I guess each person's "answer" lies in what they are trying to do, and what range of future events they reasonably expect.

In my own case, I'm well into retirement and would be using bonds/bond funds; to provide some return above Money Market funds but with minimal volatility. To prevent having to sell equities for living expenses during a down market. Right now, bond funds don't look like they are the best answer to that problem.

I still have some bond funds, but have been using a CD ladder (thank you, PenFed) as my "keep eating during a stock market downturn" money.

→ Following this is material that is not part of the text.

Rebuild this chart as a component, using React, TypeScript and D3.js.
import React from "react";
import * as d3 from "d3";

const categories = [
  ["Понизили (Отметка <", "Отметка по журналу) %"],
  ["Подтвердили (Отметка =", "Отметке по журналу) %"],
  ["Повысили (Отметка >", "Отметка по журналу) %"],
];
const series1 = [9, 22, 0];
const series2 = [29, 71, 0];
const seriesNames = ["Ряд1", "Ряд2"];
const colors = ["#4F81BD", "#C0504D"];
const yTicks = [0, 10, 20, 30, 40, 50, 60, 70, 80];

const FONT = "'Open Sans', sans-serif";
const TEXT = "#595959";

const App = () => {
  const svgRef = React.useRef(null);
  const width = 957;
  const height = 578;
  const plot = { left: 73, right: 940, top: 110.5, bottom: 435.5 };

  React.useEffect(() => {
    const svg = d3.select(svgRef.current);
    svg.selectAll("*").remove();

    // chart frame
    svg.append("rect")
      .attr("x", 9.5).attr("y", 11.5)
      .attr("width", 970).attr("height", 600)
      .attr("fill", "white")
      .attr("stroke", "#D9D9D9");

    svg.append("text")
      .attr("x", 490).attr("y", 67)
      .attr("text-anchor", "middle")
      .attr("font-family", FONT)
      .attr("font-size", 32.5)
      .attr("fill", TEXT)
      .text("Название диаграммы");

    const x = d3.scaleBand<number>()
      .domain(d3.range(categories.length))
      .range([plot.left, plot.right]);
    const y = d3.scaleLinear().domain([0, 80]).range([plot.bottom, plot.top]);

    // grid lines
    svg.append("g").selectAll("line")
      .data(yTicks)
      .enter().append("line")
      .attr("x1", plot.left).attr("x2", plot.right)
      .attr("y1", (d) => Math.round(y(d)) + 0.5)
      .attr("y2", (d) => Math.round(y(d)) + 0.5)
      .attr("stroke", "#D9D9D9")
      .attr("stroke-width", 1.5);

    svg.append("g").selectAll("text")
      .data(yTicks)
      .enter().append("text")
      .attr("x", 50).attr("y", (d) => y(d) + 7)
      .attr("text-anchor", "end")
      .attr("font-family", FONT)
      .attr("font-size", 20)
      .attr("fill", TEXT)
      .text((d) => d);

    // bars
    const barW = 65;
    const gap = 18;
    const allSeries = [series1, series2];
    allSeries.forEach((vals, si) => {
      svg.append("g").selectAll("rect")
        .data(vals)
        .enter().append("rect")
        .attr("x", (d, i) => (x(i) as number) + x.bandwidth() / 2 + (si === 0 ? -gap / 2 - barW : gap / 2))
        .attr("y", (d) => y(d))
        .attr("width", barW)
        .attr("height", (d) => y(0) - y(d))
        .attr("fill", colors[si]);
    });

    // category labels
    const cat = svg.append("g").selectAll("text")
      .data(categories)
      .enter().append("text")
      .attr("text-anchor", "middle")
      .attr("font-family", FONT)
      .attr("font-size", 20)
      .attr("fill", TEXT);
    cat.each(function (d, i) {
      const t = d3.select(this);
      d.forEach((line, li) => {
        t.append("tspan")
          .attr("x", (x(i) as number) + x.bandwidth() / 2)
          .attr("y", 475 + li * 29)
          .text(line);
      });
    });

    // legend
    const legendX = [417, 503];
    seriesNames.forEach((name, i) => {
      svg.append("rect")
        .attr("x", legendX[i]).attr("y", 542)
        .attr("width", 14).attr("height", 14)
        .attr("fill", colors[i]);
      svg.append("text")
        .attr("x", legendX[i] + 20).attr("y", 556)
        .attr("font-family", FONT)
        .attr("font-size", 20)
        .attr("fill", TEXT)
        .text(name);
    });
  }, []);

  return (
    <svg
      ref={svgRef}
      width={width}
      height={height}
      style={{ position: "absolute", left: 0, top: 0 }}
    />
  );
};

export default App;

An individual bond ladder could do the same thing, if I had the knowledge/inclination to buy individual bonds; but I don't think a bond fund would be right for that; since a market downturn today could be coincidental with, or even be caused by, a rise in rates.

Dissenting opinions?
 
We have basically had a bond bull market for 32 years, with long Treasuries declining from 15% to the current 3+%.

Rates can stay down for a long time, but looking at bond performance since 1982 is not a good way to access your risk. A better time would be to look at mid 1970's thru 1982.

Not saying that's going to reoccur, but losses to purchasing power as well as NAV erosion took a mighty toll on bond holders during that period, as inflation was significant.